そのために、私たちは以下のことに留意してガイド活動を行います。
《理想のガイド像1》知識だけでなく物語風に伝える
お客様は、専門的な知識のみでは忘れがちですが、感動や体験、物語などは覚えています。大地と人と自然のつながり(ジオストーリー)を自分の言葉で、楽しく、分かりやすく伝えます。また、それが語れるように、専門家や地域の人々の協力も得て、知識に裏付けされた引き出しを増やし、ガイド自身も楽しみながら伝えます。
《理想のガイド像2》「その土地ならでは」の物語を伝える
お客様が「参加する価値がある」と思うのは、その場所でしか触れられない感動的な体験や物語。日頃からフィールドを歩き、地元の人の話を聞き、集めた情報を整理し、お客様が興味を持って聞けるように自分の言葉で話せるようにします。
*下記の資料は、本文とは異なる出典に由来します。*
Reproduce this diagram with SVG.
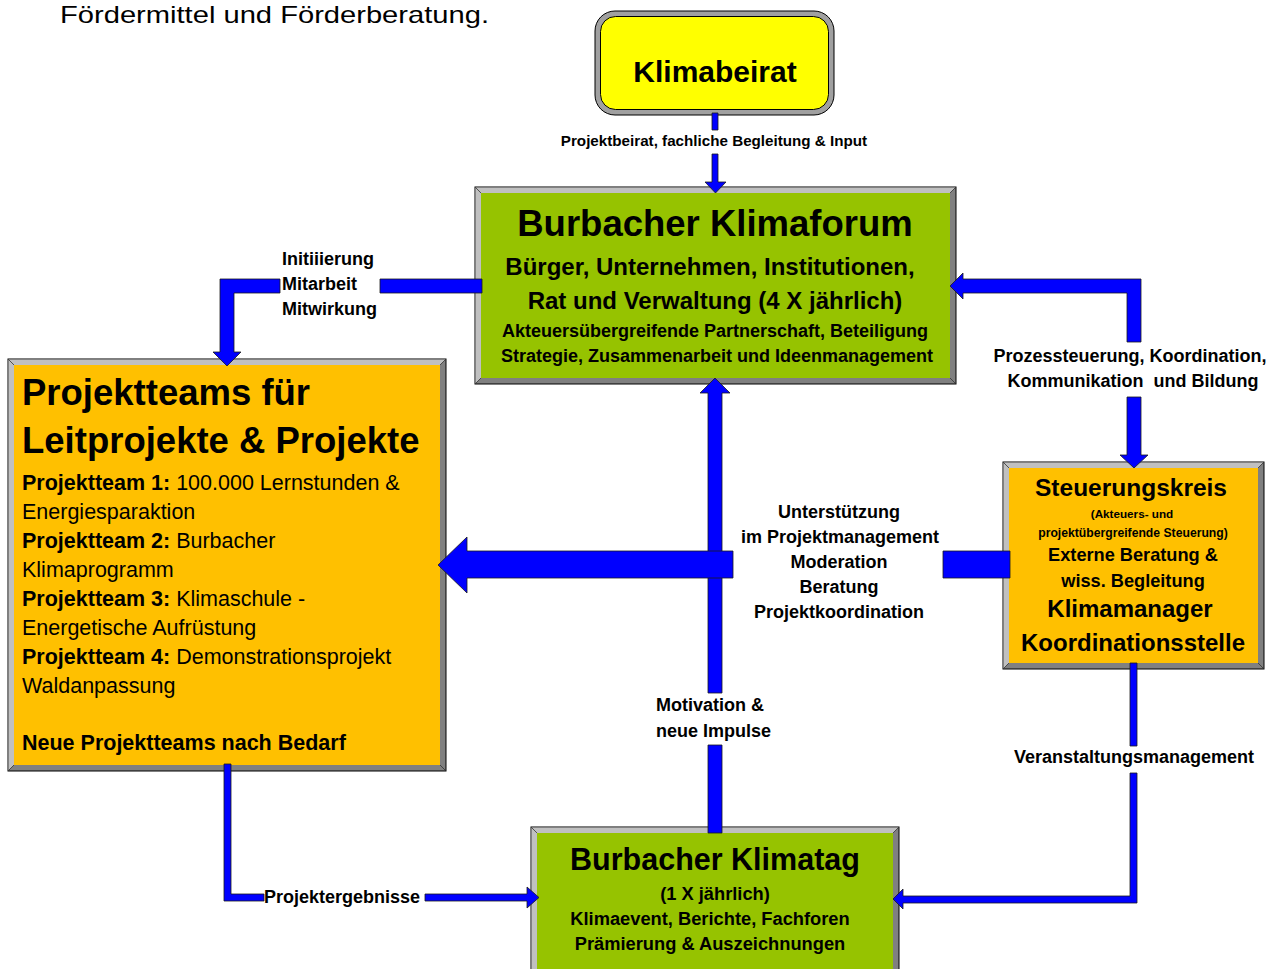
<svg xmlns="http://www.w3.org/2000/svg" width="1279" height="969" viewBox="0 0 1279 969">
<style>
.t{font-family:"Liberation Sans",Arial,sans-serif;fill:#000}
.b{font-weight:bold}
.m{text-anchor:middle}
.conn{fill:#0000FF;stroke:#1a1a1a;stroke-width:0.8}
.dk{fill:#808080;stroke:#000;stroke-width:1}
.lt{fill:#C0C0C0}
.dg{stroke:#333;stroke-width:0.8;fill:none}
.green{fill:#96C300}
.orange{fill:#FFC000}
</style>
<rect width="1279" height="969" fill="#fff"/>
<text class="t" x="60" y="23" font-size="24" textLength="429" lengthAdjust="spacingAndGlyphs">Fördermittel und Förderberatung.</text>

<g id="klimabeirat">
<rect x="595" y="11" width="239" height="104" rx="20" fill="#A0A0A0" stroke="#000" stroke-width="1"/>
<rect x="600.5" y="16.5" width="228" height="93" rx="15" fill="#FFFF00" stroke="#000" stroke-width="1"/>
<text class="t b m" x="715" y="82" font-size="30">Klimabeirat</text>
</g>

<g id="klimaforum">
<rect class="dk" x="475" y="187" width="481" height="197"/>
<polygon class="lt" points="475.5,187.5 955.5,187.5 950,193 481,193 481,378 475.5,383.5"/>
<rect class="green" x="481" y="193" width="469" height="185"/>
<path class="dg" d="M475.5,187.5L481,193M955.5,187.5L950,193M475.5,383.5L481,378M955.5,383.5L950,378"/>
<text class="t b m" x="715" y="236" font-size="36.5">Burbacher Klimaforum</text>
<text class="t b m" x="710" y="275" font-size="24">Bürger, Unternehmen, Institutionen,</text>
<text class="t b m" x="715" y="309" font-size="24">Rat und Verwaltung (4 X jährlich)</text>
<text class="t b m" x="715" y="337" font-size="18">Akteuersübergreifende Partnerschaft, Beteiligung</text>
<text class="t b m" x="717" y="362" font-size="18">Strategie, Zusammenarbeit und Ideenmanagement</text>
</g>

<g id="projektteams">
<rect class="dk" x="8" y="359" width="438" height="412"/>
<polygon class="lt" points="8.5,359.5 445.5,359.5 440,365 14,365 14,765 8.5,770.5"/>
<rect class="orange" x="14" y="365" width="426" height="400"/>
<path class="dg" d="M8.5,359.5L14,365M445.5,359.5L440,365M8.5,770.5L14,765M445.5,770.5L440,765"/>
<text class="t b" x="22" y="405" font-size="36.5">Projektteams für</text>
<text class="t b" x="22" y="453" font-size="36.5">Leitprojekte &amp; Projekte</text>
<g font-size="21.5">
<text class="t" x="22" y="490"><tspan class="b">Projektteam 1:</tspan> 100.000 Lernstunden &amp;</text>
<text class="t" x="22" y="519">Energiesparaktion</text>
<text class="t" x="22" y="548"><tspan class="b">Projektteam 2:</tspan> Burbacher</text>
<text class="t" x="22" y="577">Klimaprogramm</text>
<text class="t" x="22" y="606"><tspan class="b">Projektteam 3:</tspan> Klimaschule -</text>
<text class="t" x="22" y="635">Energetische Aufrüstung</text>
<text class="t" x="22" y="664"><tspan class="b">Projektteam 4:</tspan> Demonstrationsprojekt</text>
<text class="t" x="22" y="693">Waldanpassung</text>
<text class="t b" x="22" y="750">Neue Projektteams nach Bedarf</text>
</g>
</g>

<g id="steuerungskreis">
<rect class="dk" x="1003" y="462" width="261" height="207"/>
<polygon class="lt" points="1003.5,462.5 1263.5,462.5 1258,468 1009,468 1009,663 1003.5,668.5"/>
<rect class="orange" x="1009" y="468" width="249" height="195"/>
<path class="dg" d="M1003.5,462.5L1009,468M1263.5,462.5L1258,468M1003.5,668.5L1009,663M1263.5,668.5L1258,663"/>
<text class="t b m" x="1131" y="496" font-size="24.5">Steuerungskreis</text>
<text class="t b m" x="1132" y="518" font-size="11.7">(Akteuers- und</text>
<text class="t b m" x="1133" y="537" font-size="12.2">projektübergreifende Steuerung)</text>
<text class="t b m" x="1133" y="561" font-size="18.2">Externe Beratung &amp;</text>
<text class="t b m" x="1133" y="587" font-size="18.2">wiss. Begleitung</text>
<text class="t b m" x="1130" y="617" font-size="24">Klimamanager</text>
<text class="t b m" x="1133" y="651" font-size="24">Koordinationsstelle</text>
</g>

<g id="klimatag">
<rect class="dk" x="531" y="827" width="368" height="160"/>
<polygon class="lt" points="531.5,827.5 898.5,827.5 893,833 537,833 537,987 531.5,987"/>
<rect class="green" x="537" y="833" width="356" height="154"/>
<path class="dg" d="M531.5,827.5L537,833M898.5,827.5L893,833"/>
<text class="t b m" x="715" y="870" font-size="30.5">Burbacher Klimatag</text>
<text class="t b m" x="715" y="900" font-size="18.3">(1 X jährlich)</text>
<text class="t b m" x="710" y="925" font-size="18.3">Klimaevent, Berichte, Fachforen</text>
<text class="t b m" x="710" y="950" font-size="18.3">Prämierung &amp; Auszeichnungen</text>
</g>

<g id="connectors">
<polygon class="conn" points="712,113 718,113 718,130 712,130"/>
<polygon class="conn" points="712,154 718,154 718,182 726,182 715.5,193 705,182 712,182"/>

<polygon class="conn" points="380,279 482,279 482,293 380,293"/>
<polygon class="conn" points="280,279 220,279 220,352 213,352 227,366 241,352 234,352 234,293 280,293"/>

<polygon class="conn" points="1127,342 1127,293 963,293 963,299 950,286 963,273 963,279 1141,279 1141,342"/>
<polygon class="conn" points="1127,397 1141,397 1141,455 1148,455 1134,468 1120,455 1127,455"/>

<polygon class="conn" points="708,745 722,745 722,833 708,833"/>
<polygon class="conn" points="708,693 708,393 700,393 715,378 730,393 722,393 722,693"/>
<polygon class="conn" points="733,551 467,551 467,537 438,565 467,593 467,578 733,578"/>
<polygon class="conn" points="943,551 1010,551 1010,578 943,578"/>

<polygon class="conn" points="224,764 231,764 231,894 264,894 264,901 224,901"/>
<polygon class="conn" points="425,894 527,894 527,887 539,897.5 527,908 527,901 425,901"/>

<polygon class="conn" points="1130,663 1137,663 1137,746 1130,746"/>
<polygon class="conn" points="1130,773 1137,773 1137,903 903,903 903,909 893,899 903,889 903,896 1130,896"/>
</g>

<g id="labels" font-size="18">
<text class="t b m" x="714" y="146" font-size="15.2">Projektbeirat, fachliche Begleitung &amp; Input</text>
<text class="t b" x="282" y="265">Initiiierung</text>
<text class="t b" x="282" y="290">Mitarbeit</text>
<text class="t b" x="282" y="315">Mitwirkung</text>
<text class="t b m" x="1130" y="362">Prozessteuerung, Koordination,</text>
<text class="t b m" x="1133" y="387" xml:space="preserve">Kommunikation  und Bildung</text>
<text class="t b m" x="839" y="518">Unterstützung</text>
<text class="t b m" x="840" y="543">im Projektmanagement</text>
<text class="t b m" x="839" y="568">Moderation</text>
<text class="t b m" x="839" y="593">Beratung</text>
<text class="t b m" x="839" y="618">Projektkoordination</text>
<text class="t b" x="656" y="711">Motivation &amp;</text>
<text class="t b" x="656" y="737">neue Impulse</text>
<text class="t b m" x="1134" y="763">Veranstaltungsmanagement</text>
<text class="t b" x="264" y="903">Projektergebnisse</text>
</g>
</svg>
《理想のガイド像3》自分のジオパークだけでなく 地球全体を伝える
自分のジオパークだけでなく、出来る限り他のジオパークを学び、地球を語り、世界、日本そして地域を語ります。日本中がジオパークになる中で、各地のジオパークを時間軸の中に置き換え語ると、お客様に伝わりやすくなるでしょう。
《理想のガイド像4》正確な内容を、 わかりやすい言葉で伝える
伝える内容を正確にするために、専門家等と協力して適切な表現を考え、学んだ知識をお客様の知識や興味に応じて、理解できるようなわかりやすい言葉で伝えます。また他のガイド(ジオパーク)とも、情報を共有していきます。
《理想のガイド像5》お客様に応じた伝え方をする
お客様の情報を把握し関連づけて伝えます。お客様にあわせてジオパークをわかりやすく伝え、お客様が気づき、新しい発見をし、共感しあえるガイドをめざします
《理想のガイド像6》興味を持たせる工夫をしながら伝える
身振り手振りや写真•動画、その他の小道具、歌、クイズ等、様々な手法を用いて、お客様が楽しみながら理解できるように工夫します。景色を観察する際にも、音やにおい、肌で感じる触感など、五感を利用するとよいでしょう。
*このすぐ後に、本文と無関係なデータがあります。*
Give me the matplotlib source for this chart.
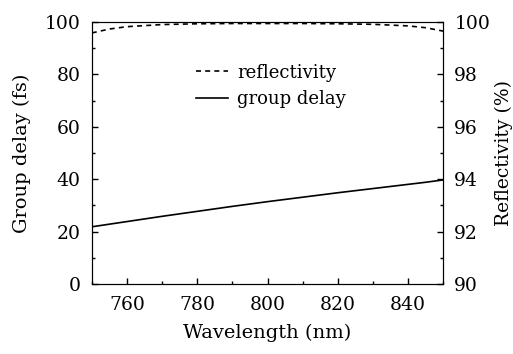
import numpy as np
from matplotlib import pyplot as plt
from matplotlib.ticker import MultipleLocator

plt.rcParams['font.family'] = 'DejaVu Serif'
plt.rcParams['font.size'] = 13

wl = [750, 755, 760, 770, 780, 790, 800, 810, 820, 830, 840, 845, 850]
delay = [21.8, 22.8, 23.8, 25.8, 27.7, 29.6, 31.4, 33.1, 34.8, 36.4, 38.0, 38.8, 39.7]
refl = [99.58, 99.73, 99.82, 99.9, 99.93, 99.94, 99.94, 99.94, 99.93, 99.91, 99.85, 99.78, 99.65]

fig = plt.figure(figsize=(5.13, 3.54), dpi=100)
ax = fig.add_axes([0.179, 0.198, 0.685, 0.74])
ax2 = ax.twinx()

ax2.plot(wl, refl, color='black', linestyle=(0, (3, 2.5)), lw=1.2)
ax.plot(wl, delay, color='black', lw=1.2)

ax.set_xlim(750, 850)
ax.set_ylim(0, 100)
ax2.set_ylim(90, 100)
ax.set_xticks([760, 780, 800, 820, 840])
ax.xaxis.set_minor_locator(MultipleLocator(10))
ax.yaxis.set_major_locator(MultipleLocator(20))
ax.yaxis.set_minor_locator(MultipleLocator(10))
ax2.yaxis.set_major_locator(MultipleLocator(2))
ax2.yaxis.set_minor_locator(MultipleLocator(1))
for a in (ax, ax2):
    a.tick_params(direction='in', length=4, width=1)
    a.tick_params(which='minor', direction='in', length=2, width=1)
ax.tick_params(axis='x', labelsize=13.5, pad=9)
ax.tick_params(axis='y', labelsize=13.5, pad=8)
ax2.tick_params(axis='y', labelsize=13.5, pad=8)

ax.set_xlabel('Wavelength (nm)', fontsize=14, labelpad=7)
ax.set_ylabel('Group delay (fs)', fontsize=14, labelpad=10)
ax2.set_ylabel('Reflectivity (%)', fontsize=13.5, labelpad=3)

ax.plot([], [], color='black', linestyle=(0, (3, 2.5)), lw=1.2, label='reflectivity')
ax.plot([], [], color='black', lw=1.2, label='group delay')
lines = ax.get_lines()
ax.legend(handles=lines[1:], loc='upper left', bbox_to_anchor=(0.27, 0.875),
          frameon=False, fontsize=13, handlelength=1.8, handletextpad=0.5,
          labelspacing=0.45, borderpad=0)

fig.savefig('out.png', dpi=100)
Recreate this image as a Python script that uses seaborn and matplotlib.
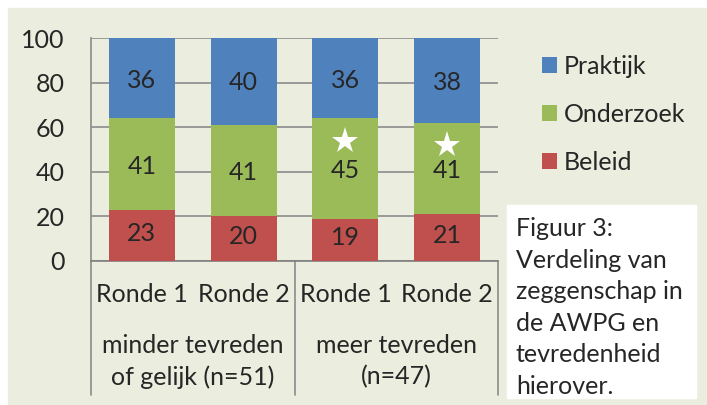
import numpy as np
import pandas as pd
import matplotlib
matplotlib.use("Agg")
import matplotlib.pyplot as plt
from matplotlib.patches import Rectangle
import seaborn as sns

# data
groups = ["minder tevreden\nof gelijk (n=51)", "meer tevreden\n(n=47)"]
rondes = ["Ronde 1", "Ronde 2", "Ronde 1", "Ronde 2"]
bar_ids = ["m_r1", "m_r2", "t_r1", "t_r2"]
beleid = [23, 20, 19, 21]
onderzoek = [41, 41, 45, 41]
praktijk = [36, 40, 36, 38]
star_bars = [2, 3]  # significant change marked with a star
segments = ["Praktijk", "Onderzoek", "Beleid"]
colors = ["#4F81BD", "#9BBB59", "#C0504D"]
caption = "Figuur 3:\nVerdeling van\nzeggenschap in\nde AWPG en\ntevredenheid\nhierover."

beleid = np.array(beleid)
onderzoek = np.array(onderzoek)
praktijk = np.array(praktijk)

# stacked bars via cumulative heights, tallest drawn first
rows = []
for i, b in enumerate(bar_ids):
    rows.append((b, "Praktijk", beleid[i] + onderzoek[i] + praktijk[i]))
    rows.append((b, "Onderzoek", beleid[i] + onderzoek[i]))
    rows.append((b, "Beleid", beleid[i]))
df = pd.DataFrame(rows, columns=["bar", "segment", "cum"])

sns.set_style("white")
plt.rcParams["font.family"] = ["Lato", "DejaVu Sans"]
fs = 18
bg = "#EBEEDE"
grey = "#8C8C8C"

fig = plt.figure(figsize=(7.07, 4.05), dpi=100, facecolor="white")
fig.patches.append(Rectangle((8 / 707, 0), 1 - 8 / 707, 1 - 8 / 405,
                             transform=fig.transFigure, color=bg, zorder=-10))
ax = fig.add_axes([91 / 707, 1 - 261 / 405, 407 / 707, 223 / 405])
ax.set_facecolor("none")

sns.barplot(data=df, x="bar", y="cum", hue="segment", hue_order=segments,
            palette=colors, order=bar_ids, dodge=False, width=0.65,
            saturation=1, linewidth=0, ax=ax, zorder=3)

ax.set_ylim(0, 100)
ax.set_xlim(-0.5, 3.5)
ax.set_yticks([0, 20, 40, 60, 80, 100])
ax.tick_params(axis="y", length=0, pad=19, labelsize=fs)
ax.yaxis.grid(True, color=grey, linewidth=1.2, zorder=0)
ax.set_axisbelow(True)
ax.set_xticks([])
ax.set_xlabel("")
ax.set_ylabel("")
for s in ["top", "right"]:
    ax.spines[s].set_visible(False)
ax.spines["left"].set_color(grey)
ax.spines["left"].set_linewidth(1.2)
ax.spines["bottom"].set_color("#7F7F7F")
ax.spines["bottom"].set_linewidth(1.2)

# segment labels
for i in range(len(bar_ids)):
    ax.text(i, beleid[i] / 2 + 1, str(beleid[i]), ha="center", va="center", fontsize=fs, zorder=5)
    ax.text(i, beleid[i] + onderzoek[i] / 2 - 1, str(onderzoek[i]), ha="center", va="center", fontsize=fs, zorder=5)
    ax.text(i, beleid[i] + onderzoek[i] + praktijk[i] / 2 - 1, str(praktijk[i]), ha="center", va="center", fontsize=fs, zorder=5)
for i in star_bars:
    ax.plot(i, beleid[i] + onderzoek[i] - 10, marker="*", color="white",
            markersize=20, markeredgewidth=0, zorder=6)

# two-level category axis
tr = ax.get_xaxis_transform()
for i, r in enumerate(rondes):
    ax.text(i, -0.152, r, transform=tr, ha="center", va="center", fontsize=fs, clip_on=False)
for g, lab in enumerate(groups):
    ax.text(2 * g + 0.5, -0.45, lab, transform=tr, ha="center", va="center",
            fontsize=fs, linespacing=1.4, clip_on=False)
for x in [-0.5, 1.5, 3.5]:
    ax.plot([x, x], [0, -0.60], transform=tr, color=grey, linewidth=1.2, clip_on=False)

# legend
handles, labels = ax.get_legend_handles_labels()
ax.legend(handles, labels, loc="upper left", bbox_to_anchor=(519 / 707, 1 - 32 / 405),
          bbox_transform=fig.transFigure, frameon=False, fontsize=fs,
          handlelength=0.6, handleheight=0.6, handletextpad=0.3, labelspacing=1.0)

# caption box
fig.patches.append(Rectangle((507 / 707, 1 - 398 / 405), 189 / 707, 193 / 405,
                             transform=fig.transFigure, color="white", zorder=1))
fig.text(516 / 707, 1 - 217 / 405, caption, ha="left", va="top", fontsize=fs,
         linespacing=1.45, zorder=2)

fig.savefig("out.png", dpi=100, facecolor="white")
《理想のガイド像7》状況を的確に把握し、安全管理を行う
気象や自然現象,活動場所・地形,生物,お客様の状況等によって起こり得るリスクを予知予想し、リスクに応じた安全対策や、事故が発生した場合の対処方法について学び実践します。
《理想のガイド像8》常にガイド技術を高める努力を重ねる
常に安全に配慮し、お客様の関心を高め「楽しかった!」「また来ます」と言ってもらえるように、様々なガイド手法を学び、取り入れ、自らのガイド技術を高めます。ガイド自身がまずは楽しみ、自ら学びます。
各分科会報告は、制限時間が5分間。この文章を読み上げている途中で、霧島温泉大使「アヒル隊長」が、ステージの反対側からトコトコ、歩いて出て来ました。

時間オーバーを教えてくれるタイムキーパーだったのですが、いったい何事かとビックリしました(笑)。
ちなみにガイド分科会の様子は、山陰海岸ジオパークの今井ひろこさんも、くわしく報告されています。今井さんのブログはこちらです。http://imaihiroko.com/category/geopark/guide
さて、来年の全国大会は伊豆大島から最も近い「伊豆半島ジオパーク」で行われます。
最後に伊豆半島ジオパークの皆さんが、壇上に出てきて挨拶、今年の大会は終わりました。

来年の大会日程は10月9-12日とのことです。
皆さん、ぜひご参加して、いっぱい語りましょう~。